In response to Barr’s guidance, Michigan Attorney General Dana Nessel issued the following response:

“Yesterday, U.S. Attorney General Bill Barr issued a memorandum to Department of Justice staff and U.S. Attorneys and staff that reversed a DOJ policy that has stood for 40 years. Under this policy, the DOJ’s Election Crimes Branch has declined to investigate election fraud until the election is concluded, the results certified, and contests and recounts resolved. With yesterday’s memo, DOJ policy allows investigations of ‘voting and vote tabulation irregularities’ before elections are certified.

“Given the timing of this memo and the current atmosphere surrounding the recent election, the intention is clear. This change in policy is not intended to better serve the people of the United States by ensuring that justice is done, but rather to signal to the President that his irresponsible and unsupported insistence that he won his race for reelection is taken seriously. There have not been an unusual number of credible claims of voting irregularities this election, and there have been no credible claims of vote tabulation irregularities, such as would justify an abrupt change in a longstanding policy.

“After the memo was released, Richard C. Pilger, the director of the DOJ’s Election Crimes Branch, resigned that position rather than agree to participate in a politicized election investigation process. I applaud Mr. Pilger and any other DOJ staff, U.S. Attorneys, and Assistant U.S. Attorneys who have the courage to put their ethical obligations first.

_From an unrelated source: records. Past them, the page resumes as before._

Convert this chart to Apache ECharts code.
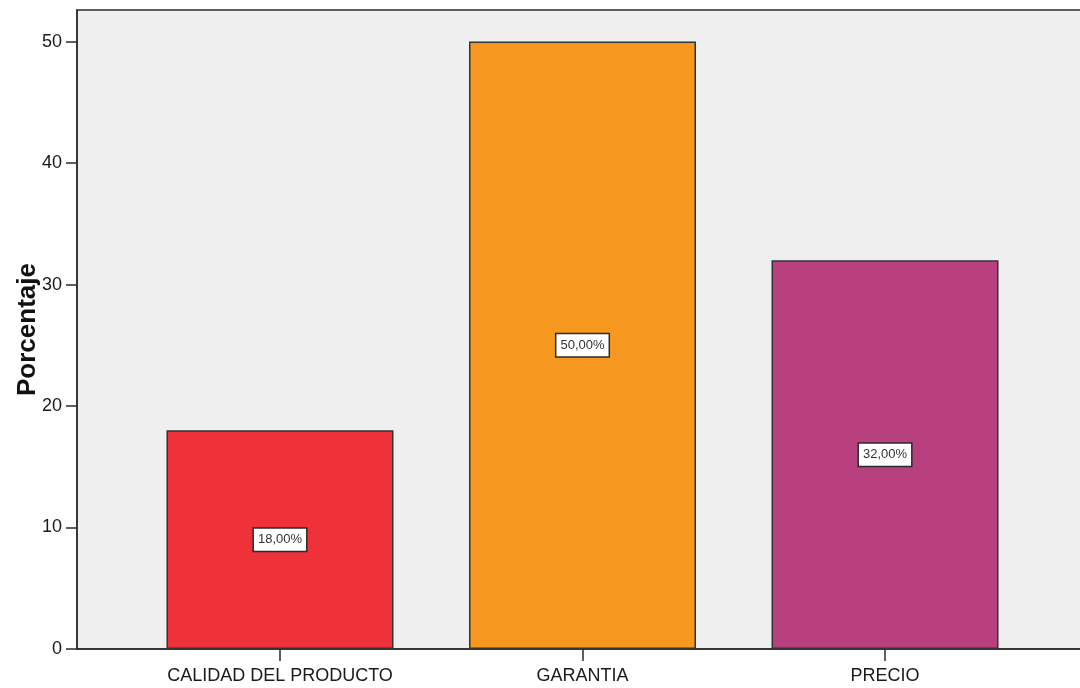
<!DOCTYPE html>
<html>
<head>
<meta charset="utf-8">
<script src="https://cdn.jsdelivr.net/npm/echarts@6/dist/echarts.min.js"></script>
<style>
  html, body { margin: 0; padding: 0; background: #ffffff; }
  #chart { width: 1080px; height: 688px; }
</style>
</head>
<body>
<div id="chart"></div>
<script>
// Motivos de compra (porcentaje de respuestas)
const categories = ['CALIDAD DEL PRODUCTO', 'GARANTIA', 'PRECIO'];
const percentages = [18, 50, 32];
const barColors = ['#EF323A', '#F6981F', '#B9407E'];
const yTicks = [0, 10, 20, 30, 40, 50];

const FONT = '"Liberation Sans", Arial, sans-serif';

const chart = echarts.init(document.getElementById('chart'), null, { renderer: 'canvas' });

const positions = categories.map((_, i) => i);

chart.setOption({
  animation: false,
  backgroundColor: '#ffffff',
  grid: {
    left: 77,
    top: 10,
    width: 1011,
    height: 639,
    containLabel: false,
    outerBoundsMode: 'none',
    show: true,
    backgroundColor: '#EFEFEF',
    borderColor: '#2b2b2b',
    borderWidth: 1.5
  },
  xAxis: {
    type: 'value',
    min: -0.671,
    max: 2.671,
    splitLine: { show: false },
    axisLine: { show: true, onZero: false, lineStyle: { color: '#2b2b2b', width: 1.5 } },
    axisTick: { show: true, length: 12, customValues: positions, lineStyle: { color: '#2b2b2b', width: 1.5 } },
    axisLabel: {
      customValues: positions,
      formatter: v => categories[Math.round(v)] || '',
      margin: 18,
      fontFamily: FONT,
      fontSize: 18,
      color: '#1a1a1a'
    }
  },
  yAxis: {
    type: 'value',
    min: 0,
    max: 52.6,
    name: 'Porcentaje',
    nameLocation: 'middle',
    nameGap: 36,
    nameMoveOverlap: false,
    nameTextStyle: { fontFamily: FONT, fontSize: 26, fontWeight: 'bold', color: '#111' },
    splitLine: { show: false },
    axisLine: { show: true, onZero: false, lineStyle: { color: '#2b2b2b', width: 1.5 } },
    axisTick: { show: true, length: 11, customValues: yTicks, lineStyle: { color: '#2b2b2b', width: 1.5 } },
    axisLabel: {
      customValues: yTicks,
      margin: 15,
      fontFamily: FONT,
      fontSize: 18,
      color: '#1a1a1a'
    }
  },
  series: [{
    type: 'bar',
    barWidth: 227,
    data: percentages.map((v, i) => ({
      value: [i, v],
      itemStyle: { color: barColors[i] }
    })),
    itemStyle: { borderColor: '#333', borderWidth: 1.5 },
    label: {
      show: true,
      position: 'inside',
      formatter: p => p.value[1].toFixed(2).replace('.', ',') + '%',
      fontFamily: FONT,
      fontSize: 13,
      color: '#333',
      backgroundColor: '#ffffff',
      borderColor: '#2a2a2a',
      borderWidth: 1.5,
      padding: [5, 4, 4, 4]
    }
  }]
});
</script>
</body>
</html>
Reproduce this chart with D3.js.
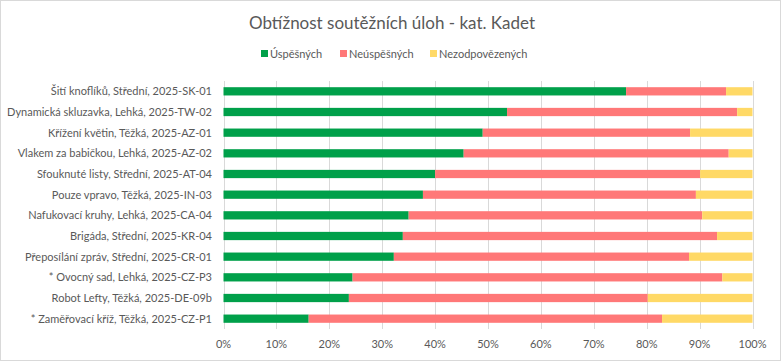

“As Michigan’s top law enforcement official, I know that my duty is to the people of this state, not to my friends or political allies. Where my office has learned of apparently credible allegations of crimes, I have not hesitated to order investigations and, when appropriate, prosecutions without regard to the political affiliation of those suspected. For example, earlier this year my office prosecuted the elected prosecuting attorney of Macomb County, a Democrat, for embezzlement. And we prosecuted the City Clerk of Southfield, also a Democrat, for election fraud. I do this because I know the People did not elect me to help Democrats and hurt Republicans, but to protect all Michiganders from those who betray the public trust.

“And by the same token, I have never ordered and would never order an investigation or prosecution of any person based on their political affiliation. I am not alone in this—my Republican and Democratic predecessors in office have prosecuted Republicans and Democrats alike when prosecution is merited, and declined to prosecute political opponents for political reasons.

“The purpose of the longstanding DOJ policy delaying election fraud investigations is to avoid casting unwarranted doubt on the legitimacy of the democratic process. And likewise, the purpose of yesterday’s memo is to assist the President in his current efforts to do just that: to cast unwarranted doubt on the legitimacy of the democratic process. Worse than that, however, the memo is transparently a favor to the President, as it lends a misplaced air of legitimacy to his baseless claims of massive widespread voter fraud in Michigan and elsewhere.

“Government attorneys, and prosecutors especially, are vested with awesome power, and with that power comes a grave duty to ensure that that power is used properly—to protect the public, to see that justice is done, and to enforce the law without fear or favor. For Attorney General Barr to reverse a longstanding DOJ policy in an effort to bolster the political case of the President of the United States represents an abdication of this duty.

“Ever since the Watergate scandal almost 50 years ago, the Department of Justice has understood the importance of operating as independently as possible from the President. In 1978, then-Attorney General Griffin Bell remarked that ‘the President is best served if the Attorney General and the lawyers who assist him are free to exercise their professional judgments. Just as important, they must be perceived by the American people as being free to do so.’ Former Attorney General Eric Holder has recognized, ‘There has to be a wall between political operatives in the White House and investigators at Justice. History has shown us that when that wall is too low, that’s when Justice Departments get in trouble.’

“It is a hallmark of authoritarian regimes around the world that those who wield the power to bring criminal prosecutions act as tools of the political leaders who have appointed them, rather than as servants of the people. When that happens in the United States, it is not just the Justice Department that is in trouble—we all are. Yesterday’s memo from Attorney General Barr is only the latest example in an increasingly and dangerously politicized Department of Justice.

“Let me be clear—the November elections in Michigan ran as smoothly as ever. Irregularities occur in every election, but there are multiple layers of protection to ensure that these irregularities are caught and rectified. Most of these are simple human error, not crimes—in several examples throughout the state we have found election workers making inadvertent errors that would have given more votes to the candidate of the opposite party. In other instances, my office has investigated and prosecuted election fraud, when people have been caught fraudulently requesting ballots, for example. But in every case, the mechanisms in place to protect the integrity of our elections have worked, and no improper votes have been counted. Nor are there any instances of irregularities in the process of counting the votes, only evidence-free allegations, wild speculation, and conspiracy theories.

“My office remains committed to enforcing the election laws—and all laws—without regard to the favor of any political party or official. I am disappointed that Attorney General Barr is exercising the power he is entrusted with to serve the President, rather than the People he was appointed to serve.”